→ Provided data
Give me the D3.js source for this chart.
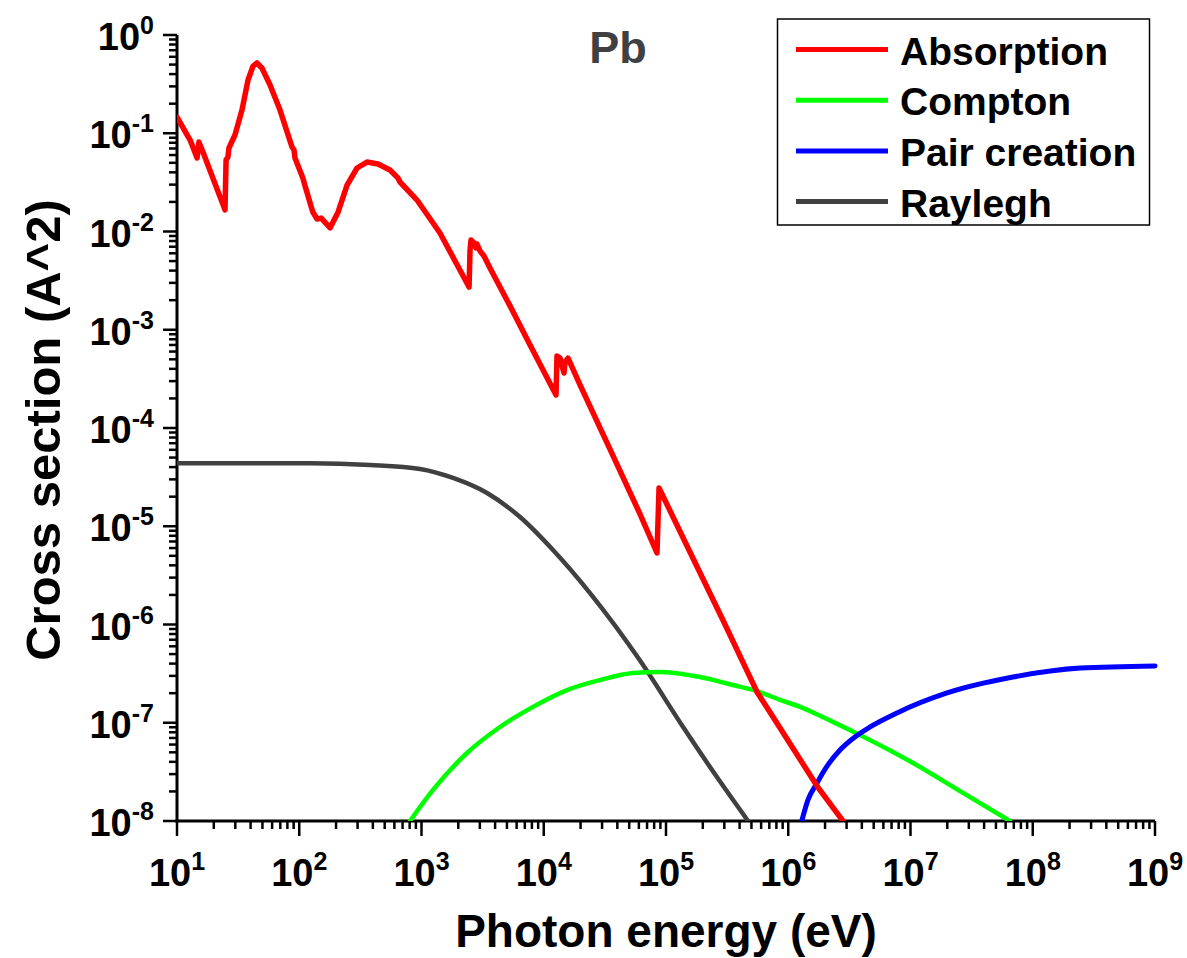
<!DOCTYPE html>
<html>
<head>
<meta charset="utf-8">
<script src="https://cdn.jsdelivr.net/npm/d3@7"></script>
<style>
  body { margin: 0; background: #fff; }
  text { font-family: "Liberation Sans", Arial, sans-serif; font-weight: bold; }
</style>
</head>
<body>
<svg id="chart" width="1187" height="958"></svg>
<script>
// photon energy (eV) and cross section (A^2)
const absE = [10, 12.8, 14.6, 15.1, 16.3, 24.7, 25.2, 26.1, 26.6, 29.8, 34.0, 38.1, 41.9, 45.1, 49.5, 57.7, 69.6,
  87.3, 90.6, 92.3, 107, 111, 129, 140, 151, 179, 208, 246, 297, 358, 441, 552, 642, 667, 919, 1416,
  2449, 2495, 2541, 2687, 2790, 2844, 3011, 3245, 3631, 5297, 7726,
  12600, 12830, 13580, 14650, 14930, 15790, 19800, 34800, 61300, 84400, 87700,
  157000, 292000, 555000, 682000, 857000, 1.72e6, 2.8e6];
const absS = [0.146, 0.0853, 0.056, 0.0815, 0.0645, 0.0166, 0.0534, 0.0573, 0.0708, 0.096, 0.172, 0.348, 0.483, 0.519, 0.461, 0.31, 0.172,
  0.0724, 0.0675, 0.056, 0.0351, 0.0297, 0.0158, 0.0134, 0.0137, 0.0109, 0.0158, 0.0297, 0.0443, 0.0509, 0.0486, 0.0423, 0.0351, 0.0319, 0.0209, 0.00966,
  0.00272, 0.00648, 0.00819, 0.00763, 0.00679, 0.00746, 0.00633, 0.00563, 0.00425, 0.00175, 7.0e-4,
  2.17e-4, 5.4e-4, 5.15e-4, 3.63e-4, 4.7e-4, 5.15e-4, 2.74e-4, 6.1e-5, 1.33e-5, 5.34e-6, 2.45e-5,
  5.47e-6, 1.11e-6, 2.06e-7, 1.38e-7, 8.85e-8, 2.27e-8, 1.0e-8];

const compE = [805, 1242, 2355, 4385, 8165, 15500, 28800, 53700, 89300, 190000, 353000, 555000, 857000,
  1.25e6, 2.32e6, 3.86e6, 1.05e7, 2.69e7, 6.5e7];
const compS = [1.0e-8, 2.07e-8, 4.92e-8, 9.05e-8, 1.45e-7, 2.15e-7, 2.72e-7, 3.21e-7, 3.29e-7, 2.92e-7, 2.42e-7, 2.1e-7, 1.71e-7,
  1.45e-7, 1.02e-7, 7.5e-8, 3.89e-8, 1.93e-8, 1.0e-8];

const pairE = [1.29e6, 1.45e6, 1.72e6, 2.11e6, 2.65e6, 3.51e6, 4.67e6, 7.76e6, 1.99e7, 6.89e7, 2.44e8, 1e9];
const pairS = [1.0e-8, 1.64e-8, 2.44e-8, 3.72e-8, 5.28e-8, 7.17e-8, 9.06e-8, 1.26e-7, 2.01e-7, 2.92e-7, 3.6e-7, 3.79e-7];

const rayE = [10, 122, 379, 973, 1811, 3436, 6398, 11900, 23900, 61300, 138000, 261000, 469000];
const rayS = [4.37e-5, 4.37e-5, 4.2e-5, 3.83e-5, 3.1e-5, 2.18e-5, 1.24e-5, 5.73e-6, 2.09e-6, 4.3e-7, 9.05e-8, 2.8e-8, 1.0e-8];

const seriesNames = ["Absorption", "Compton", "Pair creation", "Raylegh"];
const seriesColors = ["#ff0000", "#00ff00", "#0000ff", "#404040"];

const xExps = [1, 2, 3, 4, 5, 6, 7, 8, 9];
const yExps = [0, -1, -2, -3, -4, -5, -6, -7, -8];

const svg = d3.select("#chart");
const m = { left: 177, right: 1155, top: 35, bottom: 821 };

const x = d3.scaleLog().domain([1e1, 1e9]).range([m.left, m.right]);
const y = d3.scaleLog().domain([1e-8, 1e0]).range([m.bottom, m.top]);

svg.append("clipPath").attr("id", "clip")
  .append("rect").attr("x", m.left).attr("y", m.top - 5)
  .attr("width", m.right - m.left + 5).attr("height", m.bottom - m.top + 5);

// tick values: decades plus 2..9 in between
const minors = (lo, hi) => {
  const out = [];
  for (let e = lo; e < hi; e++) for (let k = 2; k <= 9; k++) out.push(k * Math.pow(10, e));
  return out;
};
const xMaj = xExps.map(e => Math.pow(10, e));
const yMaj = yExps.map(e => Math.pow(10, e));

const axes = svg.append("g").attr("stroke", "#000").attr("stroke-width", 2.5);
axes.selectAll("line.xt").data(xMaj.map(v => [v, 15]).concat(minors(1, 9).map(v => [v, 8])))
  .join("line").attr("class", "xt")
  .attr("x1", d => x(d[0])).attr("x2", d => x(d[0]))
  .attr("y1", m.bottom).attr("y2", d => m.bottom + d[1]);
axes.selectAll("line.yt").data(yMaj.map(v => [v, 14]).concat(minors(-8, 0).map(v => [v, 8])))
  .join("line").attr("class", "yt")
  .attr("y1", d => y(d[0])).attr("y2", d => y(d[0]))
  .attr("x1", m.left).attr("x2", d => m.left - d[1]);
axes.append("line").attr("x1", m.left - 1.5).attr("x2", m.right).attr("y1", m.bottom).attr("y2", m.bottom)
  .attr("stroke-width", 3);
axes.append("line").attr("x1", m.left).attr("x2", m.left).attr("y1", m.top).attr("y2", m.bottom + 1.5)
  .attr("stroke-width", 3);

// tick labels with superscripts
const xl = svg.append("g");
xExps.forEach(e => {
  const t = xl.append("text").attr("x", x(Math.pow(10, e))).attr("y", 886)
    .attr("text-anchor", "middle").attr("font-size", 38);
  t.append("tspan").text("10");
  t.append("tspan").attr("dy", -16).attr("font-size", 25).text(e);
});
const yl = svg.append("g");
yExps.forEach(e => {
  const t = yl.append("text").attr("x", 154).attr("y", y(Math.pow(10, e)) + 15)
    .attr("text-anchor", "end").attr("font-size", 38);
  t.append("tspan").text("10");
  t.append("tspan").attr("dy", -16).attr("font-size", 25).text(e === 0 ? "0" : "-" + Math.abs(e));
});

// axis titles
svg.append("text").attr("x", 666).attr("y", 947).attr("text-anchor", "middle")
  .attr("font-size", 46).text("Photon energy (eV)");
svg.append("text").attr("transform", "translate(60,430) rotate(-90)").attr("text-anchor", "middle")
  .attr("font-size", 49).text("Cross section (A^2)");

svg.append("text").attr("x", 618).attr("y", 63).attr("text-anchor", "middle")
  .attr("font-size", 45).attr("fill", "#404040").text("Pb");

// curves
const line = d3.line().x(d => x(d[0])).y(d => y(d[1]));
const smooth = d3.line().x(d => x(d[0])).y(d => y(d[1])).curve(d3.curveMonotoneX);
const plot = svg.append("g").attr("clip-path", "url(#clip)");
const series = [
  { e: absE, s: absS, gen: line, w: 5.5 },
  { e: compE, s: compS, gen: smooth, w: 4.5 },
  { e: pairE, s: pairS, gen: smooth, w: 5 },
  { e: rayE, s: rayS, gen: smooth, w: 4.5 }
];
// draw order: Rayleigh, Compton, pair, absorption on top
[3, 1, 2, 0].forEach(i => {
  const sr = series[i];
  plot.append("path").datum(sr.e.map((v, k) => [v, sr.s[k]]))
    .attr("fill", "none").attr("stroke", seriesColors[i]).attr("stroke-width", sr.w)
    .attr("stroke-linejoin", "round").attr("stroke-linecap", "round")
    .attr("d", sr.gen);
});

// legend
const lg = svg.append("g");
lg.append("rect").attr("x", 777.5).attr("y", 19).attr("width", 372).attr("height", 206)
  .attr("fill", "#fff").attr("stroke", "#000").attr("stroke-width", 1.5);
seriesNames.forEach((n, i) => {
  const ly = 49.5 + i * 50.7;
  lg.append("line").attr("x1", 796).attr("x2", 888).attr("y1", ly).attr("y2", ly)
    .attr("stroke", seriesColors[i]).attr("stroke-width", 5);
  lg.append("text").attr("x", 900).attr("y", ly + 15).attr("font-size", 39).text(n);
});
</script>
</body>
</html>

→ The request
Each line from the top of the material through the line containing "5.47e-6, 1.11e-6, 2.06e-7, 1.38e-7, 8.85e-8, 2.27e-8, 1.0e-8];" should be reproduced exactly; please drop any images.

→ Task response
Give me the D3.js source for this chart.
<!DOCTYPE html>
<html>
<head>
<meta charset="utf-8">
<script src="https://cdn.jsdelivr.net/npm/d3@7"></script>
<style>
  body { margin: 0; background: #fff; }
  text { font-family: "Liberation Sans", Arial, sans-serif; font-weight: bold; }
</style>
</head>
<body>
<svg id="chart" width="1187" height="958"></svg>
<script>
// photon energy (eV) and cross section (A^2)
const absE = [10, 12.8, 14.6, 15.1, 16.3, 24.7, 25.2, 26.1, 26.6, 29.8, 34.0, 38.1, 41.9, 45.1, 49.5, 57.7, 69.6,
  87.3, 90.6, 92.3, 107, 111, 129, 140, 151, 179, 208, 246, 297, 358, 441, 552, 642, 667, 919, 1416,
  2449, 2495, 2541, 2687, 2790, 2844, 3011, 3245, 3631, 5297, 7726,
  12600, 12830, 13580, 14650, 14930, 15790, 19800, 34800, 61300, 84400, 87700,
  157000, 292000, 555000, 682000, 857000, 1.72e6, 2.8e6];
const absS = [0.146, 0.0853, 0.056, 0.0815, 0.0645, 0.0166, 0.0534, 0.0573, 0.0708, 0.096, 0.172, 0.348, 0.483, 0.519, 0.461, 0.31, 0.172,
  0.0724, 0.0675, 0.056, 0.0351, 0.0297, 0.0158, 0.0134, 0.0137, 0.0109, 0.0158, 0.0297, 0.0443, 0.0509, 0.0486, 0.0423, 0.0351, 0.0319, 0.0209, 0.00966,
  0.00272, 0.00648, 0.00819, 0.00763, 0.00679, 0.00746, 0.00633, 0.00563, 0.00425, 0.00175, 7.0e-4,
  2.17e-4, 5.4e-4, 5.15e-4, 3.63e-4, 4.7e-4, 5.15e-4, 2.74e-4, 6.1e-5, 1.33e-5, 5.34e-6, 2.45e-5,
  5.47e-6, 1.11e-6, 2.06e-7, 1.38e-7, 8.85e-8, 2.27e-8, 1.0e-8];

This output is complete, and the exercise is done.